L’art délicat de conclure une trilogie… De surcroît un reboot, initié brillamment en 2013 puis prolongé magistralement en 2015 avec Rise of the Tomb Raider. Doit-on se montrer conservateur au risque de lasser ? Ou doit-on renverser la table, au risque de froisser sa fanbase ? Eternel dilemme. Entre temps, exit Crystal Dynamics, l’éditeur Square Enix a confié cette troisième aventure de Lara Croft à son studio de Montréal. Cette autre considération ne facilite évidement pas la tâche. Après avoir terminé le jeu et avec une cinquantaine d’heure au compteur, voici mon verdict dans le test de Shadow of the Tomb Raider (STR).
Condition du test : version 1.6, sur Xbox One X.
Test de Shadow of the Tomb Raider : la fuite en avant
Lara Croft est incorrigible. Telle une pie, il lui FAUT ramasser toutes les reliques à coté desquelles elle passe. Et au cours d’une escapade au Mexique, l’impensable se produit. En concurrence avec les Trinitaires, Lara s’empresse de ramasser la relique de trop. Ce simple geste entraîne un cataclysme sans précédent dans la région : tremblements de terre, glissements de terrain, inondations sans commune mesure. Mais le péril menace désormais le monde entier.
Lara Croft est une tête brulée et fonce au Pérou pour essayer d’enrayer la machine via la recherche d’un autre artefact. Malgré la dévastation, l’héroïne s’engage donc à cœur perdu dans une course contre la montre, à la fois contre les éléments pouvant précipiter la fin du monde et les Trinitaires…

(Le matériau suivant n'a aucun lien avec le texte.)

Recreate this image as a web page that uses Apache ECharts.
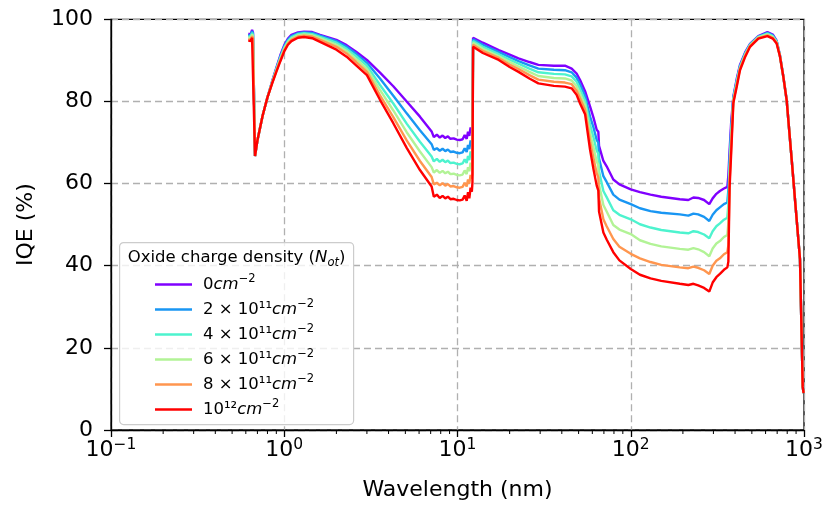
<!DOCTYPE html>
<html>
<head>
<meta charset="utf-8">
<script src="https://cdn.jsdelivr.net/npm/echarts@6.0.0/dist/echarts.min.js"></script>
<style>
  html, body { margin: 0; padding: 0; background: #fff; }
  #chart { width: 827px; height: 506px; }
</style>
</head>
<body>
<div id="chart"></div>
<script>
// Wavelength samples (nm), shared by every curve
const wavelength = [
  0.620, 0.640, 0.652, 0.660, 0.668, 0.678, 0.700, 0.750, 0.800, 0.850, 0.900, 0.950, 1.00, 1.05, 1.10, 1.20, 1.30, 1.45, 1.61, 2.00, 2.29, 2.60, 3.00, 3.57, 4.26, 5.09, 6.07, 7.09,
  7.30, 7.60, 7.90, 8.20, 8.50, 8.80, 9.10, 9.50, 9.90, 10.3, 10.7, 11.0, 11.3, 11.5, 11.7, 11.9, 12.1, 12.2, 12.3,
  14.0, 17.3, 20.0, 22.5, 26.0, 29.3, 36.0, 41.7, 45.6, 48.7, 51.0, 54.5, 58.2, 61.0, 63.6, 65.0, 65.6, 69.5, 72.6, 79.3, 86.0,
  100, 113, 130, 150, 192, 215, 230, 245, 265, 284, 297, 312, 327, 345, 361, 366, 372, 380, 391, 409, 427, 458, 488, 545, 615, 660, 695, 726, 760, 794, 850, 900, 948, 970, 983, 995
];

// IQE (%) for each oxide charge density
const iqeNot0 = [
  96.5, 96.3, 97.4, 96.8, 96.9, 66.7, 70.5, 76.5, 81.0, 84.8, 88.2, 91.3, 93.7, 95.3, 96.2, 96.8, 97.0, 96.9, 96.2, 95.0, 93.7, 92.1, 90.1, 87.0, 83.7, 80.0, 76.3, 72.7,
  71.3, 71.9, 71.2, 71.7, 71.1, 71.5, 70.9, 71.0, 70.7, 70.6, 70.8, 71.8, 70.9, 72.6, 71.6, 73.7, 72.8, 74.0, 95.5,
  94.3, 92.5, 91.4, 90.5, 89.6, 88.9, 88.7, 88.7, 88.0, 86.8, 85.2, 82.5, 78.8, 76.0, 73.1, 72.6, 69.2, 65.5, 64.2, 61.0, 59.8,
  58.6, 57.9, 57.3, 56.8, 56.2, 56.0, 56.6, 56.5, 56.0, 55.0, 56.4, 57.5, 58.2, 58.8, 59.2, 62.0, 68.0, 75.0, 81.2, 85.5, 88.9, 92.0, 94.0, 95.9, 96.9, 96.3, 94.8, 91.3, 86.0, 80.4, 65.6, 53.0, 41.6, 22.0, 10.5, 9.0
];
const iqeNot2e11 = [
  96.2, 96.0, 97.1, 96.5, 96.6, 66.7, 70.5, 76.5, 81.0, 84.7, 88.0, 91.0, 93.4, 95.0, 95.9, 96.6, 96.8, 96.7, 96.0, 94.7, 93.3, 91.6, 89.4, 85.6, 81.4, 77.1, 73.0, 69.6,
  68.2, 68.6, 68.0, 68.5, 67.9, 68.3, 67.7, 67.8, 67.5, 67.4, 67.6, 68.6, 67.7, 69.4, 68.4, 70.5, 69.6, 70.8, 95.1,
  93.8, 92.0, 90.8, 89.8, 88.8, 88.0, 87.7, 87.6, 87.1, 85.8, 84.1, 81.3, 76.3, 73.6, 70.6, 70.0, 66.1, 61.8, 60.4, 57.3, 56.1,
  55.0, 54.0, 53.3, 52.9, 52.5, 52.2, 52.7, 52.5, 51.9, 50.9, 52.4, 53.5, 54.2, 55.0, 55.4, 58.5, 66.0, 73.5, 80.9, 85.1, 88.6, 91.8, 93.9, 95.8, 96.7, 96.1, 94.7, 91.2, 86.0, 80.4, 65.6, 53.0, 41.6, 22.0, 10.5, 9.0
];
const iqeNot4e11 = [
  95.9, 95.7, 96.7, 96.2, 96.2, 66.7, 70.5, 76.5, 81.0, 84.6, 87.8, 90.7, 93.1, 94.7, 95.6, 96.4, 96.6, 96.4, 95.7, 94.3, 92.8, 91.0, 88.7, 84.0, 79.5, 74.6, 70.2, 66.6,
  65.4, 66.0, 65.3, 65.8, 65.2, 65.6, 65.0, 65.1, 64.8, 64.7, 64.9, 65.9, 65.0, 66.7, 65.7, 67.8, 66.9, 68.1, 94.7,
  93.3, 91.5, 90.2, 89.2, 88.0, 87.1, 86.7, 86.6, 86.1, 84.8, 83.0, 80.2, 74.3, 71.2, 68.0, 67.3, 63.0, 58.2, 56.7, 53.5, 52.4,
  51.3, 50.1, 49.3, 48.7, 48.1, 47.9, 48.4, 48.2, 47.6, 46.7, 48.4, 49.6, 50.3, 51.2, 51.7, 55.0, 64.0, 72.0, 80.6, 84.8, 88.4, 91.6, 93.8, 95.7, 96.5, 95.9, 94.6, 91.2, 86.0, 80.4, 65.6, 53.0, 41.6, 22.0, 10.5, 9.0
];
const iqeNot6e11 = [
  95.6, 95.4, 96.3, 95.8, 95.9, 66.7, 70.5, 76.5, 81.0, 84.5, 87.6, 90.4, 92.8, 94.4, 95.3, 96.1, 96.3, 96.1, 95.4, 93.8, 92.3, 90.3, 87.9, 82.8, 77.8, 72.5, 67.8, 64.0,
  62.7, 63.3, 62.6, 63.1, 62.5, 62.9, 62.3, 62.4, 62.1, 62.0, 62.2, 63.2, 62.3, 64.0, 63.0, 65.1, 64.2, 65.4, 94.3,
  92.8, 91.0, 89.6, 88.5, 87.2, 86.2, 85.7, 85.6, 85.1, 83.7, 81.8, 79.1, 72.3, 68.7, 65.4, 64.5, 59.8, 54.8, 53.2, 49.9, 48.8,
  47.7, 46.2, 45.3, 44.7, 44.1, 43.9, 44.3, 44.0, 43.3, 42.3, 44.2, 45.4, 46.0, 47.0, 47.5, 50.5, 62.0, 70.5, 80.3, 84.4, 88.1, 91.4, 93.6, 95.6, 96.3, 95.7, 94.4, 91.1, 86.0, 80.4, 65.6, 53.0, 41.6, 22.0, 10.5, 9.0
];
const iqeNot8e11 = [
  95.2, 95.0, 95.9, 95.4, 95.5, 66.7, 70.5, 76.5, 81.0, 84.4, 87.4, 90.1, 92.5, 94.1, 95.0, 95.8, 96.0, 95.8, 95.0, 93.3, 91.7, 89.6, 87.2, 81.5, 76.2, 70.5, 65.5, 61.6,
  59.8, 60.2, 59.6, 60.1, 59.5, 59.9, 59.3, 59.4, 59.1, 59.0, 59.2, 60.2, 59.3, 61.0, 60.0, 62.1, 61.2, 62.4, 93.8,
  92.3, 90.6, 89.0, 87.9, 86.4, 85.3, 84.8, 84.6, 84.2, 82.6, 80.7, 78.0, 70.3, 66.1, 62.5, 61.5, 56.5, 51.3, 49.6, 46.5, 44.6,
  42.9, 41.8, 40.9, 40.2, 39.6, 39.4, 39.8, 39.5, 38.9, 38.0, 40.0, 41.2, 41.8, 42.8, 43.3, 45.0, 60.5, 69.0, 80.0, 84.0, 87.9, 91.2, 93.5, 95.4, 96.1, 95.5, 94.3, 91.1, 86.0, 80.4, 65.6, 53.0, 41.6, 22.0, 10.5, 9.0
];
const iqeNot1e12 = [
  94.8, 94.7, 95.5, 95.1, 95.1, 66.7, 70.5, 76.5, 81.0, 84.3, 87.2, 89.8, 92.2, 93.8, 94.7, 95.5, 95.7, 95.4, 94.5, 92.6, 90.9, 88.8, 86.4, 80.4, 74.7, 68.7, 63.3, 59.3,
  56.8, 57.3, 56.5, 57.0, 56.4, 56.8, 56.2, 56.3, 56.0, 55.9, 56.1, 57.1, 55.8, 57.9, 56.4, 59.0, 58.0, 60.3, 93.3,
  91.8, 90.1, 88.4, 87.2, 85.6, 84.4, 83.8, 83.6, 83.2, 81.6, 79.5, 76.9, 68.3, 63.4, 59.5, 58.3, 53.2, 48.1, 46.4, 43.3, 41.3,
  39.2, 37.8, 36.9, 36.3, 35.6, 35.3, 35.6, 35.2, 34.6, 33.7, 35.9, 37.2, 38.0, 39.0, 39.6, 41.0, 59.0, 67.5, 79.6, 83.6, 87.6, 90.9, 93.3, 95.3, 95.9, 95.3, 94.1, 91.0, 86.0, 80.4, 65.6, 53.0, 41.6, 22.0, 10.5, 9.0
];

// Legend text for each density (before the cm^-2 unit)
const densityLabels = ['0', '2 × 10¹¹', '4 × 10¹¹', '6 × 10¹¹', '8 × 10¹¹', '10¹²'];
const curveColors = ['#8000ff', '#1996f3', '#4df3ce', '#b2f396', '#ff964f', '#ff0000'];
const curveValues = [iqeNot0, iqeNot2e11, iqeNot4e11, iqeNot6e11, iqeNot8e11, iqeNot1e12];

// Axis ticks
const yTickStep = 20;
const xMinorTicks = [
  0.2, 0.3, 0.4, 0.5, 0.6, 0.7, 0.8, 0.9,
  2, 3, 4, 5, 6, 7, 8, 9,
  20, 30, 40, 50, 60, 70, 80, 90,
  200, 300, 400, 500, 600, 700, 800, 900
];

const FONT = 'DejaVu Sans';
const seriesNames = densityLabels.map(d => d + ' cm⁻²');

const lineSeries = curveValues.map((vals, k) => ({
  name: seriesNames[k],
  type: 'line',
  data: wavelength.map((w, i) => [w, vals[i]]),
  showSymbol: false,
  symbol: 'none',
  smooth: false,
  lineStyle: { color: curveColors[k], width: 2.4 },
  itemStyle: { color: curveColors[k] },
  z: 2 + k * 0.01,
  silent: true
}));

// minor ticks on the log axis, drawn through the axis scale
const minorTickSeries = {
  type: 'custom',
  silent: true,
  clip: false,
  z: 5,
  data: xMinorTicks.map(v => [v, 0]),
  renderItem: (params, api) => {
    const p = api.coord([api.value(0), 0]);
    return {
      type: 'line',
      shape: { x1: p[0], y1: p[1], x2: p[0], y2: p[1] + 4 },
      style: { stroke: '#000', lineWidth: 1 }
    };
  }
};

const legendRich = {
  n: { fontFamily: FONT, fontSize: 16.5, lineHeight: 22, color: '#000' },
  i: { fontFamily: FONT, fontStyle: 'italic', fontSize: 16.5, lineHeight: 22, color: '#000' },
  s: { fontFamily: FONT, fontSize: 11.5, lineHeight: 12, verticalAlign: 'top', color: '#000' }
};

const chart = echarts.init(document.getElementById('chart'), null, { renderer: 'canvas' });
chart.setOption({
  animation: false,
  backgroundColor: '#fff',
  grid: {
    left: 111, right: 23, top: 19.3, bottom: 74,
    show: true, borderColor: '#000', borderWidth: 1.3, backgroundColor: 'transparent'
  },
  xAxis: {
    type: 'log',
    logBase: 10,
    min: 0.1,
    max: 1000,
    name: 'Wavelength (nm)',
    nameLocation: 'middle',
    nameGap: 49,
    nameTextStyle: { fontFamily: FONT, fontSize: 22, color: '#000' },
    axisLine: { show: true, onZero: false, lineStyle: { color: '#000', width: 1.3 } },
    axisTick: { show: true, inside: false, length: 7, lineStyle: { color: '#000', width: 1.3 } },
    axisLabel: {
      margin: 7,
      formatter: v => {
        const e = Math.round(Math.log10(v));
        return '{b|10}{s|' + (e < 0 ? '−' + (-e) : e) + '}';
      },
      rich: {
        b: { fontFamily: FONT, fontSize: 22, lineHeight: 26, color: '#000' },
        s: { fontFamily: FONT, fontSize: 15.5, lineHeight: 11, verticalAlign: 'top', color: '#000' }
      }
    },
    splitLine: { show: true, lineStyle: { color: '#b0b0b0', width: 1.3, type: [7, 4] } },
    minorTick: { show: false },
    minorSplitLine: { show: false }
  },
  yAxis: {
    type: 'value',
    min: 0,
    max: 100,
    interval: yTickStep,
    name: 'IQE (%)',
    nameLocation: 'middle',
    nameGap: 74,
    nameTextStyle: { fontFamily: FONT, fontSize: 22, color: '#000' },
    axisLine: { show: true, lineStyle: { color: '#000', width: 1.3 } },
    axisTick: { show: true, inside: false, length: 7, lineStyle: { color: '#000', width: 1.3 } },
    axisLabel: { margin: 18, fontFamily: FONT, fontSize: 22, color: '#000' },
    splitLine: { show: true, lineStyle: { color: '#b0b0b0', width: 1.3, type: [7, 4] } }
  },
  legend: {
    show: true,
    orient: 'vertical',
    left: 155,
    top: 273.5,
    padding: 0,
    itemWidth: 37,
    itemHeight: 2.5,
    itemGap: 5.5,
    icon: 'rect',
    selectedMode: false,
    data: seriesNames,
    formatter: name => {
      const k = seriesNames.indexOf(name);
      return '{n|' + densityLabels[k] + '}{i|cm}{s|−2}';
    },
    textStyle: { fontFamily: FONT, fontSize: 16.5, color: '#000', rich: legendRich, padding: [0, 0, 0, 6] },
    z: 10
  },
  graphic: [
    {
      type: 'rect',
      left: 119, top: 242,
      shape: { width: 234, height: 182, r: 4 },
      style: { fill: 'rgba(255,255,255,0.8)', stroke: '#cccccc', lineWidth: 1.2 },
      z: 3
    },
    {
      type: 'text',
      x: 236.5, y: 258,
      style: {
        text: '{t|Oxide charge density (}{v|N}{u|ot}{t|)}',
        align: 'center',
        verticalAlign: 'middle',
        rich: {
          t: { fontFamily: FONT, fontSize: 16.5, lineHeight: 22, fill: '#000', color: '#000' },
          v: { fontFamily: FONT, fontStyle: 'italic', fontSize: 16.5, lineHeight: 22, fill: '#000', color: '#000' },
          u: { fontFamily: FONT, fontStyle: 'italic', fontSize: 11.5, lineHeight: 12, verticalAlign: 'bottom', fill: '#000', color: '#000' }
        }
      },
      z: 10
    }
  ],
  series: lineSeries.concat([minorTickSeries])
});
</script>
</body>
</html>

Catastrophiste à souhait, le scénario vaut surtout pour son point de départ original. Rendez-vous compte, par un acte irréfléchi, la parfaite héroïne Lara Croft est responsable de la mort d’innocents et de la destruction d’une ville au Mexique. Mine de rien, il fallait oser. Sorti de ce prologue éprouvant, l’essentiel de l’aventure prend place au Pérou. Le long de l’Amazone, dans une jungle inhospitalière ou parmi des ruines oppressantes, Lara se démènera sans faiblir pendant une trentaine d’heures pour boucler une aventure principale plaisante à défaut d’être originale. Et rajoutez une dizaine d’autres pour compléter les quelques missions annexes et autres tombeaux. Ceux-ci, au nombre de neuf, sont des énigmes facultatives à l’histoire et nécessiteront de se creuser un peu les méninges.

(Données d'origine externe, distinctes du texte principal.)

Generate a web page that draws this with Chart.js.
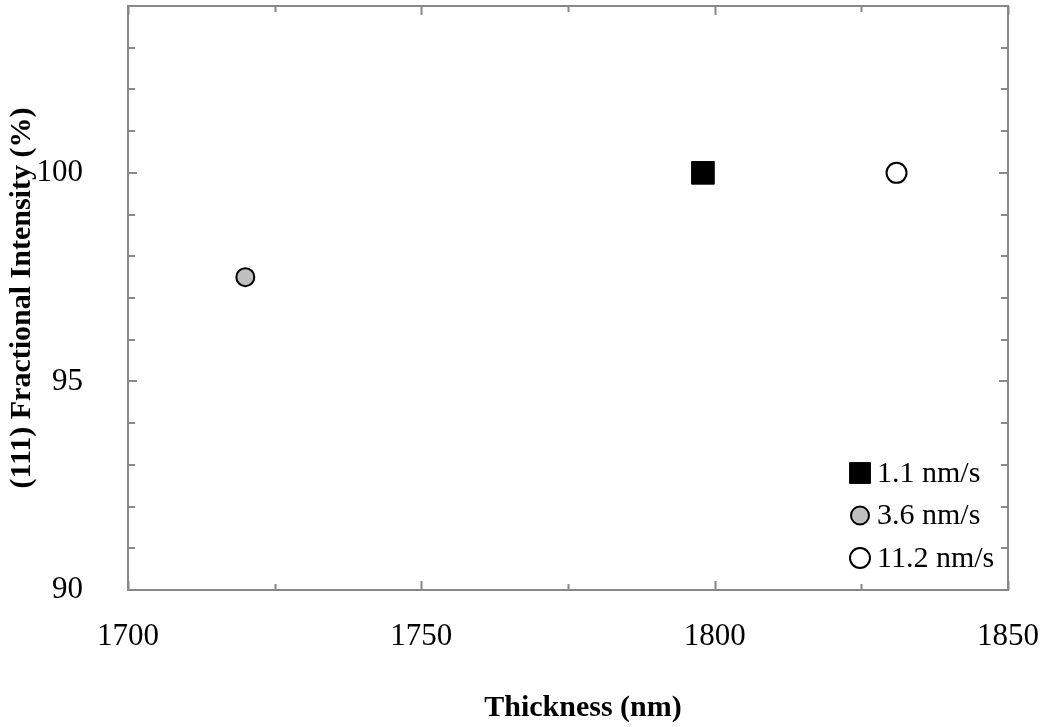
<!DOCTYPE html>
<html>
<head>
<meta charset="utf-8">
<script src="https://cdn.jsdelivr.net/npm/chart.js@4.4.1/dist/chart.umd.min.js"></script>
<style>
  html, body { margin: 0; padding: 0; background: #ffffff; }
  #wrap { width: 1047px; height: 727px; }
</style>
</head>
<body>
<div id="wrap"><canvas id="chart" width="1047" height="727"></canvas></div>
<script>
// deposition rates and their single measurement each
const seriesLabels = ['1.1 nm/s', '3.6 nm/s', '11.2 nm/s'];
const thickness = [1798, 1720, 1831];
const intensity = [100, 97.5, 100];

const xTickLabels = [1700, 1750, 1800, 1850];
const xMinorTicks = [1725, 1775, 1825];
const yTickLabels = [90, 95, 100];
const yMinorTicks = [91, 92, 93, 94, 96, 97, 98, 99, 101, 102, 103];

const markerStyles = [
  { pointStyle: 'rect', radius: 16, fill: '#000000', border: 1 },
  { pointStyle: 'circle', radius: 9, fill: '#bfbfbf', border: 2 },
  { pointStyle: 'circle', radius: 10, fill: '#ffffff', border: 2 },
];

const FONT = "'Liberation Serif', 'Times New Roman', serif";
const AXIS_GREY = '#888888';

const datasets = seriesLabels.map((label, i) => ({
  label: label,
  data: [{ x: thickness[i], y: intensity[i] }],
  pointStyle: markerStyles[i].pointStyle,
  pointRadius: markerStyles[i].radius,
  pointHoverRadius: markerStyles[i].radius,
  backgroundColor: markerStyles[i].fill,
  borderColor: '#000000',
  borderWidth: markerStyles[i].border,
}));

// box around the plot with inward tick marks on all four sides
const framePlugin = {
  id: 'frame',
  beforeDatasetsDraw(chart) {
    const { ctx, chartArea: a, scales } = chart;
    ctx.save();
    ctx.strokeStyle = AXIS_GREY;
    ctx.lineWidth = 2;
    ctx.beginPath();
    const tickX = (v, len) => {
      const px = Math.round(scales.x.getPixelForValue(v)) + 0.5;
      ctx.moveTo(px, a.bottom); ctx.lineTo(px, a.bottom - len);
      ctx.moveTo(px, a.top); ctx.lineTo(px, a.top + len);
    };
    const tickY = (v, len) => {
      const py = Math.round(scales.y.getPixelForValue(v));
      ctx.moveTo(a.left, py); ctx.lineTo(a.left + len, py);
      ctx.moveTo(a.right, py); ctx.lineTo(a.right - len, py);
    };
    xTickLabels.forEach(v => tickX(v, 9));
    xMinorTicks.forEach(v => tickX(v, 6));
    yTickLabels.forEach(v => tickY(v, 9));
    yMinorTicks.forEach(v => tickY(v, 7));
    ctx.stroke();
    ctx.strokeRect(a.left, a.top, a.right - a.left, a.bottom - a.top);
    ctx.restore();
  }
};

// bold axis titles
const titlesPlugin = {
  id: 'axisTitles',
  afterDraw(chart) {
    const { ctx, chartArea: a } = chart;
    ctx.save();
    ctx.fillStyle = '#000000';
    ctx.font = 'bold 30px ' + FONT;
    ctx.textAlign = 'center';
    ctx.textBaseline = 'middle';
    ctx.fillText('Thickness (nm)', (a.left + a.right) / 2 + 15, 708);
    ctx.translate(22, (a.top + a.bottom) / 2);
    ctx.rotate(-Math.PI / 2);
    ctx.fillText('(111) Fractional Intensity (%)', 0, 0);
    ctx.restore();
  }
};

// legend sitting in the lower right corner of the plot
const cornerLegend = {
  id: 'cornerLegend',
  afterDatasetsDraw(chart) {
    const { ctx, chartArea: a } = chart;
    const rowGap = 42.5;
    const n = chart.data.datasets.length;
    ctx.save();
    ctx.font = '30px ' + FONT;
    ctx.textAlign = 'left';
    ctx.textBaseline = 'middle';
    chart.data.datasets.forEach((ds, i) => {
      const y = a.bottom - 32 - (n - 1 - i) * rowGap;
      const x = a.right - 148;
      ctx.fillStyle = ds.backgroundColor;
      ctx.strokeStyle = ds.borderColor;
      ctx.lineWidth = ds.borderWidth;
      Chart.helpers.drawPoint(ctx, {
        pointStyle: ds.pointStyle,
        radius: ds.pointStyle === 'rect' ? ds.pointRadius * 0.92 : ds.pointRadius,
        borderWidth: ds.borderWidth,
        rotation: 0,
      }, x, y);
      ctx.fillStyle = '#000000';
      ctx.fillText(ds.label, x + 17, y + 1);
    });
    ctx.restore();
  }
};

new Chart(document.getElementById('chart'), {
  type: 'scatter',
  data: { datasets: datasets },
  options: {
    responsive: false,
    animation: false,
    events: [],
    layout: { autoPadding: false, padding: { top: 6, right: 39, left: 0, bottom: 0 } },
    plugins: {
      legend: { display: false },
      tooltip: { enabled: false },
    },
    scales: {
      x: {
        type: 'linear',
        min: 1700,
        max: 1850,
        grid: { display: false },
        border: { display: false },
        ticks: {
          padding: 20,
          color: '#000000',
          font: { family: FONT, size: 31 },
          callback: v => String(v),
        },
        afterBuildTicks(scale) {
          scale.ticks = xTickLabels.map(v => ({ value: v }));
        },
        afterFit(scale) {
          scale.height = 137;
          scale.paddingLeft = 0;
          scale.paddingRight = 0;
        },
      },
      y: {
        type: 'linear',
        min: 90,
        max: 104,
        grid: { display: false },
        border: { display: false },
        ticks: {
          padding: 37,
          color: '#000000',
          font: { family: FONT, size: 31 },
          callback: v => String(v),
        },
        afterBuildTicks(scale) {
          scale.ticks = yTickLabels.map(v => ({ value: v }));
        },
        afterFit(scale) {
          scale.width = 128;
          scale.paddingTop = 0;
          scale.paddingBottom = 0;
        },
      },
    },
  },
  plugins: [framePlugin, cornerLegend, titlesPlugin],
});
</script>
</body>
</html>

Test de Shadow of the Tomb Raider : Lara, l’apex predator.
Toujours en TPS, cette aventure reste sur un mélange savoureux d’action, d’infiltration et d’exploration. Coté discrétion, Lara peut (enfin) se faire oublier après avoir été repérée par un ennemi. De nouveau furtive, elle pourra par exemple déferler sur sa victime depuis un mur de boue ! Tel Schwarzy dans Predator, Lara peut se couvrir de boue pour se cacher dans son environnement et prendre un aspect véritablement badass. Pour être clair, Lara Croft est LA prédatrice ultime dans la jungle péruvienne. Et on prend un malin plaisir à piéger les ennemis et les exécuter brutalement, tel John Rambo dans sa première aventure. Ainsi, l’infiltration a fait l’objet d’un soin particulier et se révèle vraiment plaisante. De leur coté, les gunfight sont plus classiques et par voie de conséquence moins emballants.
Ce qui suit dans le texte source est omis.